Louis Vuitton lawsuit set to make waves in counterfeit liability

Intellectual property lawyers are welcoming the lawsuit that luxury fashion brand Louis Vuitton has pinged on a Toronto flea market, claiming it could set a precedent in the fight against fakes.

The lawsuit, which the fashion brand filed last year against the owners and operators of Dr Flea's Flea Market, alleges the landlords knowingly or negligently allowed the advertisement and sale of fake Louis Vuitton goods that infringed the brand's copyright.

The case is considered the first of its kind in Canada.

Many countries have laws in place that hold market landlords accountable for their vendors' activities but Canada has been slow to adopt similar legislation.

According to IP lawyers, reported by The Globe and Mail, a legal win for Louis Vuitton could see more brands targeting market stall traders and their landlords who flout trademarks and IP rights.

Karen MacDonald, a Vancouver patent and trademark lawyer, said this suit could pave the way for an added weapon in the anti-counterfeiting armoury.

"A lot of brand owners would love to see the law in Canada expanded just because it gives us a tool to get assistance from flea markets in order to try and shut down this activity," she said. "Otherwise it's death by 1,000 cuts for brand owners when you're dealing with flea markets and there's so many people who are selling them.
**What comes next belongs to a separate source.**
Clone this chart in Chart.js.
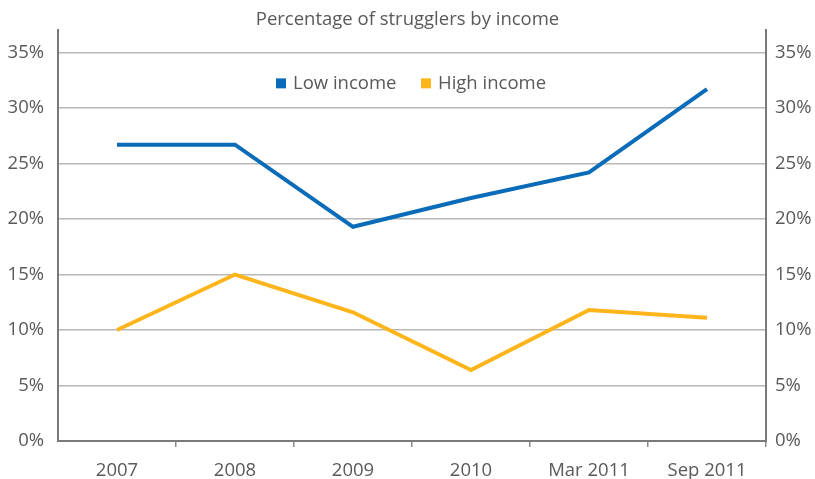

It's a bit of a whack-a-mole game."

Teresa Scassa, a professor at the University of Ottawa, told The Globe and Mail the case was highlighting an important issue around markets and landlord accountability. "If you start to put some legal responsibility on them, if there's a risk of liability, then there's a chance that that will make them more careful about who is selling in their spaces and what they're selling in those spaces."

Giuseppina D'Agostino, founder and director of the intellectual property law programme at York University's Osgoode Hall Law School, also told The Globe and Mail that if the case was successful it would set a precedent, placing pressure on landlords to ensure their vendors weren't selling knock-offs and infringing IP rights, leading to stricter tenant contracts.

However, she believed this was just a small aspect in a bigger fight where even enforcement of landlords may not be enough to make much of a dent in counterfeit trade. "I think it may change some behaviour in terms of landlords being more judicious in who they lease their space to but long term I don't think it will really address the bigger problem of infringing merchandise. There's just too many outlets, too many hubs… it's very hard to contain."

The Dr Flea's Flea Market at the centre of the Louis Vuitton lawsuit has already been the subject of three police raids over several years targeting counterfeit products, including the seizure of about $1 million worth of bogus goods, as well as Louis Vuitton fakes, in 2012.

The fashion brand had included this information in its legal claim, although there was a dispute as to whether this would be allowed in the court proceedings. However, a judge has ruled that the information can be included in the suit.

Louis Vuitton is seeking damages from the landlord for harm to the brand through IP infringement, claiming the landlord is liable for the sale of counterfeits at the market. According to the fashion brand, it alleges that the landlord knowingly, intentionally and/or negligently permitted and/or facilitated the illicit activity since 2008. It will be up to Louis Vuitton to prove the landlord had knowledge that counterfeit trade was taking place or wilfully ignored it.

Louis Vuitton has had success in the US with such lawsuits in the past where several landlords have been ordered to refuse to lease space to vendors that sell counterfeit goods. In China too, the fashion brand has won rulings where landlords were held liable.

The Canadian case could take as many three years before a ruling is made.